>> BEGIN

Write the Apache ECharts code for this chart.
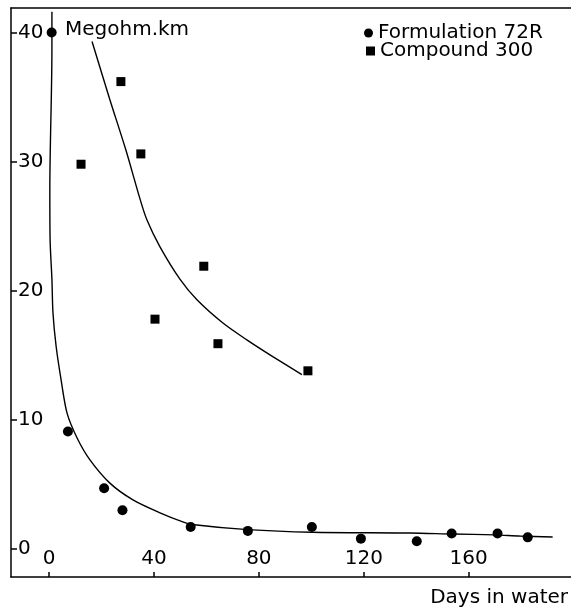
<!DOCTYPE html>
<html>
<head>
<meta charset="utf-8">
<script src="https://cdn.jsdelivr.net/npm/echarts@6/dist/echarts.min.js"></script>
<style>
html,body{margin:0;padding:0;background:#fff;}
#c{width:571px;height:608px;}
</style>
</head>
<body>
<div id="c"></div>
<script>
// Formulation 72R measurements
const days72R = [1, 7.2, 21, 28, 54, 75.8, 100.2, 118.9, 140.2, 153.5, 171, 182.5];
const mohm72R = [40, 9.1, 4.7, 3.0, 1.7, 1.4, 1.7, 0.8, 0.6, 1.2, 1.2, 0.9];
// Compound 300 measurements
const days300 = [12.2, 27.4, 35, 40.4, 59, 64.4, 98.7];
const mohm300 = [29.8, 36.2, 30.6, 17.8, 21.9, 15.9, 13.8];
// hand-drawn fitted curves
const fitDays72R = [1.1, 1.1, 0.3, 0.4, 1.1, 1.5, 2.7, 4.6, 6.9, 10.7, 15.6, 23.2, 32, 42.3, 51, 54.5, 75.8, 100.2, 137.5, 153.5, 170, 179.4, 192];
const fitMohm72R = [41.6, 38.7, 27.8, 24.0, 20.9, 18.3, 15.7, 13.1, 10.5, 8.6, 6.9, 5.1, 3.8, 2.8, 2.1, 1.9, 1.5, 1.3, 1.24, 1.16, 1.09, 1.0, 0.93];
const fitDays300 = [16.4, 23.2, 29.3, 34.7, 37.3, 42.3, 49.9, 56.4, 66.3, 75.4, 85.3, 96.4];
const fitMohm300 = [39.3, 34.8, 30.9, 27.1, 25.5, 23.4, 20.9, 19.3, 17.5, 16.2, 14.9, 13.5];
// tick labels
const xTicks = [0, 40, 80, 120, 160];
const yTicks = [0, 10, 20, 30, 40];

const zip = (a, b) => a.map((v, i) => [v, b[i]]);
const FONT = 'DejaVu Sans';
const INK = '#000';

const chart = echarts.init(document.getElementById('c'), null, {renderer: 'canvas'});
chart.setOption({
  animation: false,
  backgroundColor: '#fff',
  textStyle: {fontFamily: FONT, color: INK},
  grid: {left: 11, right: 0, top: 8, bottom: 31, containLabel: false},
  title: [
    {text: 'Megohm.km', left: 65, top: 20, padding: 0, textStyle: {fontFamily: FONT, fontSize: 20, fontWeight: 'normal', color: INK}},
    {text: 'Days in water', right: 3, top: 588, padding: 0, textStyle: {fontFamily: FONT, fontSize: 20, fontWeight: 'normal', color: INK}}
  ],
  legend: [
    {data: [{name: 'Formulation 72R', icon: 'circle'}], left: 359, top: 18, itemWidth: 9, itemHeight: 9, itemGap: 0,
     textStyle: {fontFamily: FONT, fontSize: 20, color: INK}, selectedMode: false},
    {data: [{name: 'Compound 300', icon: 'rect'}], left: 361, top: 36, itemWidth: 9, itemHeight: 9, itemGap: 0,
     textStyle: {fontFamily: FONT, fontSize: 20, color: INK}, selectedMode: false}
  ],
  xAxis: [
    {type: 'value', min: -14.5, max: 199, position: 'bottom',
     axisLine: {show: true, onZero: false, lineStyle: {color: INK, width: 1.5}},
     axisTick: {show: true, inside: true, length: 5, customValues: xTicks, lineStyle: {color: INK, width: 1.5}},
     axisLabel: {inside: true, margin: 8, customValues: xTicks, fontFamily: FONT, fontSize: 20, color: INK},
     splitLine: {show: false}},
    {type: 'value', min: -14.5, max: 199, position: 'top',
     axisLine: {show: true, onZero: false, lineStyle: {color: INK, width: 1.5}},
     axisTick: {show: false}, axisLabel: {show: false}, splitLine: {show: false}}
  ],
  yAxis: {
    type: 'value', min: -2.17, max: 41.9,
    axisLine: {show: true, onZero: false, lineStyle: {color: INK, width: 1.5}},
    axisTick: {show: true, inside: true, length: 6, customValues: yTicks, lineStyle: {color: INK, width: 1.5}},
    axisLabel: {inside: true, margin: 7, customValues: yTicks, fontFamily: FONT, fontSize: 20, color: INK},
    splitLine: {show: false}
  },
  series: [
    {name: 'Formulation 72R fit', type: 'line', data: zip(fitDays72R, fitMohm72R), showSymbol: false, smooth: 0.3,
     lineStyle: {color: INK, width: 1.4}, silent: true},
    {name: 'Compound 300 fit', type: 'line', data: zip(fitDays300, fitMohm300), showSymbol: false, smooth: 0.3,
     lineStyle: {color: INK, width: 1.4}, silent: true},
    {name: 'Formulation 72R', type: 'scatter', symbol: 'circle', symbolSize: 10, data: zip(days72R, mohm72R),
     itemStyle: {color: INK, opacity: 1}},
    {name: 'Compound 300', type: 'scatter', symbol: 'rect', symbolSize: 9, data: zip(days300, mohm300),
     itemStyle: {color: INK, opacity: 1}}
  ]
});
</script>
</body>
</html>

>> END

### Problem to work on
Without the pictures, output the full listing exactly as it stands.

### Problem solution
Write the Apache ECharts code for this chart.
<!DOCTYPE html>
<html>
<head>
<meta charset="utf-8">
<script src="https://cdn.jsdelivr.net/npm/echarts@6/dist/echarts.min.js"></script>
<style>
html,body{margin:0;padding:0;background:#fff;}
#c{width:571px;height:608px;}
</style>
</head>
<body>
<div id="c"></div>
<script>
// Formulation 72R measurements
const days72R = [1, 7.2, 21, 28, 54, 75.8, 100.2, 118.9, 140.2, 153.5, 171, 182.5];
const mohm72R = [40, 9.1, 4.7, 3.0, 1.7, 1.4, 1.7, 0.8, 0.6, 1.2, 1.2, 0.9];
// Compound 300 measurements
const days300 = [12.2, 27.4, 35, 40.4, 59, 64.4, 98.7];
const mohm300 = [29.8, 36.2, 30.6, 17.8, 21.9, 15.9, 13.8];
// hand-drawn fitted curves
const fitDays72R = [1.1, 1.1, 0.3, 0.4, 1.1, 1.5, 2.7, 4.6, 6.9, 10.7, 15.6, 23.2, 32, 42.3, 51, 54.5, 75.8, 100.2, 137.5, 153.5, 170, 179.4, 192];
const fitMohm72R = [41.6, 38.7, 27.8, 24.0, 20.9, 18.3, 15.7, 13.1, 10.5, 8.6, 6.9, 5.1, 3.8, 2.8, 2.1, 1.9, 1.5, 1.3, 1.24, 1.16, 1.09, 1.0, 0.93];
const fitDays300 = [16.4, 23.2, 29.3, 34.7, 37.3, 42.3, 49.9, 56.4, 66.3, 75.4, 85.3, 96.4];
const fitMohm300 = [39.3, 34.8, 30.9, 27.1, 25.5, 23.4, 20.9, 19.3, 17.5, 16.2, 14.9, 13.5];
// tick labels
const xTicks = [0, 40, 80, 120, 160];
const yTicks = [0, 10, 20, 30, 40];

const zip = (a, b) => a.map((v, i) => [v, b[i]]);
const FONT = 'DejaVu Sans';
const INK = '#000';

const chart = echarts.init(document.getElementById('c'), null, {renderer: 'canvas'});
chart.setOption({
  animation: false,
  backgroundColor: '#fff',
  textStyle: {fontFamily: FONT, color: INK},
  grid: {left: 11, right: 0, top: 8, bottom: 31, containLabel: false},
  title: [
    {text: 'Megohm.km', left: 65, top: 20, padding: 0, textStyle: {fontFamily: FONT, fontSize: 20, fontWeight: 'normal', color: INK}},
    {text: 'Days in water', right: 3, top: 588, padding: 0, textStyle: {fontFamily: FONT, fontSize: 20, fontWeight: 'normal', color: INK}}
  ],
  legend: [
    {data: [{name: 'Formulation 72R', icon: 'circle'}], left: 359, top: 18, itemWidth: 9, itemHeight: 9, itemGap: 0,
     textStyle: {fontFamily: FONT, fontSize: 20, color: INK}, selectedMode: false},
    {data: [{name: 'Compound 300', icon: 'rect'}], left: 361, top: 36, itemWidth: 9, itemHeight: 9, itemGap: 0,
     textStyle: {fontFamily: FONT, fontSize: 20, color: INK}, selectedMode: false}
  ],
  xAxis: [
    {type: 'value', min: -14.5, max: 199, position: 'bottom',
     axisLine: {show: true, onZero: false, lineStyle: {color: INK, width: 1.5}},
     axisTick: {show: true, inside: true, length: 5, customValues: xTicks, lineStyle: {color: INK, width: 1.5}},
     axisLabel: {inside: true, margin: 8, customValues: xTicks, fontFamily: FONT, fontSize: 20, color: INK},
     splitLine: {show: false}},
    {type: 'value', min: -14.5, max: 199, position: 'top',
     axisLine: {show: true, onZero: false, lineStyle: {color: INK, width: 1.5}},
     axisTick: {show: false}, axisLabel: {show: false}, splitLine: {show: false}}
  ],
  yAxis: {
    type: 'value', min: -2.17, max: 41.9,
    axisLine: {show: true, onZero: false, lineStyle: {color: INK, width: 1.5}},
    axisTick: {show: true, inside: true, length: 6, customValues: yTicks, lineStyle: {color: INK, width: 1.5}},
    axisLabel: {inside: true, margin: 7, customValues: yTicks, fontFamily: FONT, fontSize: 20, color: INK},
    splitLine: {show: false}
  },
  series: [
    {name: 'Formulation 72R fit', type: 'line', data: zip(fitDays72R, fitMohm72R), showSymbol: false, smooth: 0.3,
     lineStyle: {color: INK, width: 1.4}, silent: true},
    {name: 'Compound 300 fit', type: 'line', data: zip(fitDays300, fitMohm300), showSymbol: false, smooth: 0.3,
     lineStyle: {color: INK, width: 1.4}, silent: true},
    {name: 'Formulation 72R', type: 'scatter', symbol: 'circle', symbolSize: 10, data: zip(days72R, mohm72R),
     itemStyle: {color: INK, opacity: 1}},
    {name: 'Compound 300', type: 'scatter', symbol: 'rect', symbolSize: 9, data: zip(days300, mohm300),
     itemStyle: {color: INK, opacity: 1}}
  ]
});
</script>
</body>
</html>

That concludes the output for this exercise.